The Scottish Corpus of Texts & Speech (SCOTS)

Recent years have brought significant changes to the political situation in Scotland. This new political situation has been accompanied by a resurgence of interest in the languages and culture of Scotland. On 1 July 1999, for example, in an historic address, the late Donald Dewar offered a 'handsel' to the Queen at the opening of the new Scottish Parliament in Edinburgh. A 'handsel' is a gift intended to bring good luck to something new or to a new beginning. He was thus marking this special occasion in a traditional Scottish manner.

Advances in computer technology have now made it possible to store and analyse very large quantities of information in a way which would have been unthinkable a few decades ago. As a result, in recent years much research in the Humanities has focused on the building of large text archives and corpora. Such resources offer exciting opportunities to study language on a broad scale and with an accuracy which would otherwise be impossible.

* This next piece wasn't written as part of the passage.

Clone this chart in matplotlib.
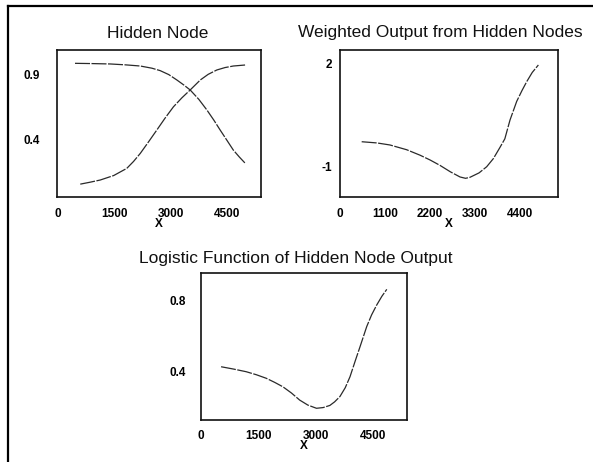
import matplotlib
matplotlib.use("Agg")
import matplotlib.pyplot as plt
from matplotlib.lines import Line2D

plt.rcParams['font.family'] = ['Liberation Sans', 'DejaVu Sans']

# Hidden node activations
h1_x = [450, 900, 1390, 1800, 2190, 2500, 2720, 2950, 3165, 3350, 3520, 3750,
        3965, 4150, 4320, 4500, 4670, 4830, 4990]
h1_y = [0.991, 0.989, 0.986, 0.979, 0.970, 0.953, 0.934, 0.903, 0.861, 0.822, 0.783,
        0.710, 0.627, 0.548, 0.470, 0.390, 0.314, 0.260, 0.210]
h2_x = [590, 850, 1120, 1480, 1830, 2010, 2190, 2410, 2630, 2850, 3075, 3300, 3520,
        3790, 4000, 4230, 4450, 4670, 4990]
h2_y = [0.048, 0.063, 0.080, 0.115, 0.171, 0.225, 0.288, 0.378, 0.470, 0.563, 0.652,
        0.722, 0.783, 0.861, 0.905, 0.939, 0.958, 0.970, 0.978]

# Weighted sum of hidden node outputs
w_x = [530, 900, 1220, 1630, 1956, 2200, 2445, 2700, 2934, 3070, 3178, 3400, 3586,
       3750, 3912, 4030, 4156, 4320, 4450, 4565, 4700, 4850]
w_y = [-0.285, -0.32, -0.38, -0.52, -0.68, -0.82, -0.98, -1.17, -1.32, -1.36, -1.33,
       -1.20, -1.02, -0.78, -0.45, -0.20, 0.35, 0.90, 1.22, 1.48, 1.75, 1.97]

# Logistic transform of the weighted output
p_x = [526, 850, 1184, 1450, 1710, 1930, 2147, 2370, 2587, 2800, 3026, 3200, 3376,
       3500, 3640, 3780, 3905, 4040, 4166, 4342, 4470, 4605, 4740, 4868]
p_y = [0.428, 0.415, 0.400, 0.383, 0.363, 0.340, 0.315, 0.280, 0.240, 0.212, 0.194,
       0.198, 0.210, 0.230, 0.260, 0.310, 0.372, 0.460, 0.540, 0.654, 0.720, 0.776,
       0.825, 0.864]

ticks1 = [0, 1500, 3000, 4500]
ticks2 = [0, 1100, 2200, 3300, 4400]
yt1 = [0.4, 0.9]
yt2 = [-1, 2]
yt3 = [0.4, 0.8]

W, H = 593, 462
fig = plt.figure(figsize=(W / 100, H / 100), dpi=100)

line_kw = dict(color='#2a2a2a', lw=0.9, linestyle=(0, (12, 1.2)))


def box(l, t, r, b):
    return [l / W, 1 - b / H, (r - l) / W, (b - t) / H]


def style(ax, xt, yt, ylabels, ypad, xpad):
    ax.set_xticks(xt)
    ax.set_xticklabels([str(v) for v in xt])
    ax.set_yticks(yt)
    ax.set_yticklabels(ylabels)
    ax.tick_params(axis='both', length=0, labelsize=8.5)
    ax.tick_params(axis='y', pad=ypad)
    ax.tick_params(axis='x', pad=xpad)
    for lab in ax.get_xticklabels() + ax.get_yticklabels():
        lab.set_fontweight('bold')
    for s in ax.spines.values():
        s.set_linewidth(1.2)
        s.set_color('#111111')
    ax.set_xlabel('X', fontsize=8.5, fontweight='bold', labelpad=-1)


ax1 = fig.add_axes(box(57, 50, 260.7, 196.7))
ax1.plot(h1_x, h1_y, **line_kw)
ax1.plot(h2_x, h2_y, **line_kw)
ax1.set_xlim(-30, 5400)
ax1.set_ylim(-0.05, 1.095)
style(ax1, ticks1, yt1, ['0.4', '0.9'], 12, 8)

ax2 = fig.add_axes(box(340, 50, 558, 196.7))
ax2.plot(w_x, w_y, **line_kw)
ax2.set_xlim(0, 5330)
ax2.set_ylim(-1.90, 2.41)
style(ax2, ticks2, yt2, ['-1', '2'], 6, 8)

ax3 = fig.add_axes(box(201, 273, 406.7, 420))
ax3.plot(p_x, p_y, **line_kw)
ax3.set_xlim(0, 5390)
ax3.set_ylim(0.128, 0.956)
style(ax3, ticks1, yt3, ['0.4', '0.8'], 11, 7)

title_kw = dict(ha='center', va='center', fontsize=12.5, color='#111111')
fig.text(158 / W, 1 - 34 / H, 'Hidden Node', **title_kw)
fig.text(440 / W, 1 - 33 / H, 'Weighted Output from Hidden Nodes', **title_kw)
fig.text(296 / W, 1 - 258 / H, 'Logistic Function of Hidden Node Output', **title_kw)

# outer frame: left and top edges
fig.add_artist(Line2D([8 / W, 8 / W], [0, 1 - 6 / H], transform=fig.transFigure, color='black', lw=1.6))
fig.add_artist(Line2D([8 / W, 1], [1 - 6 / H, 1 - 6 / H], transform=fig.transFigure, color='black', lw=1.6))

fig.savefig('out.png', dpi=100)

The SCOTS project is the first large-scale project of its kind for Scotland. It provides a large electronic corpus of both written and spoken texts for the languages of Scotland. It has been online since November 2004, and, after regular updates and additions, it reached a total of 4 million words of text in May 2007. It is hoped that SCOTS will allow those interested in Scotland's linguistic diversity, and in Scottish culture and identity, to investigate the languages of Scotland in new ways, and address the gap which presently exists in our knowledge of these. It will also preserve information on these languages for future generations.